Dass und warum es nicht stimmt, legt Andreas Püttmann in einem Essay für die September-Ausgabe der Herder-Korrespondenz dar. Er räumt darin mit einer doppelten historischen Legende auf: Die Katholische Kirche in der DDR habe „vierzig Jahre lang geschwiegen“ (Friedrich Schorlemmer) und „erst sehr spät, als die Revolution praktisch vollzogen war“, in einer „Verdrängungsstrategie“ danach gestrebt, „Machtpositionen für die neue Ordnung zu erringen“ (Ehrhart Neubert). Im Lichte des historisch-demoskopischen Faktenchecks, den Püttmann unaufgeregt und souverän erledigt, sieht die Sache anders aus.

Die Fakten zeigten Folgen in der Wendezeit, darüber hinaus aber auch in den Jahren des Aufbaus in den Neuen Bundesländern.

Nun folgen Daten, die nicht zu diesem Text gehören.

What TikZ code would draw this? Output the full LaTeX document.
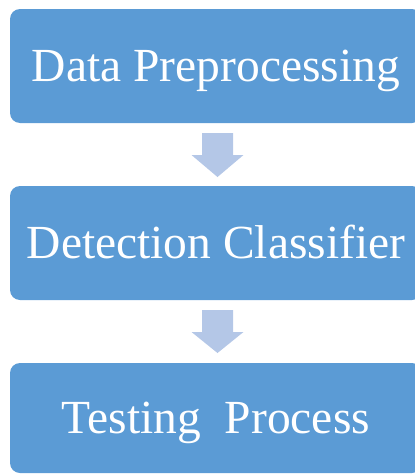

Püttmann konstatiert „eine stärkere Stimmung des Aufbruchs und der Gestaltungsfreude im ostdeutschen Katholizismus als im protestantischen Milieu“. Dieses schien noch länger seine ambivalente Haltung zur untergangenen DDR auszubalancieren, statt nach vorne zu schauen: Die Frage danach, ob die DDR ein Rechtsstaat war, „wurde nach der Wende von deutlich mehr Protestanten als Katholiken bejaht“. Den „Lackmustest auf das staatsethische Differenzierungsvermögen“, so Andreas Püttmann, hätten „viele Erben Luthers“ also „nicht bestanden“. Zumindest scheint das Stereotyp des widerständigen Protestantismus‘, zu dem der schweigende Katholizismus das passende Gegenstück bildet, durch solche empirischen Befunde mehr als in Frage gstellt.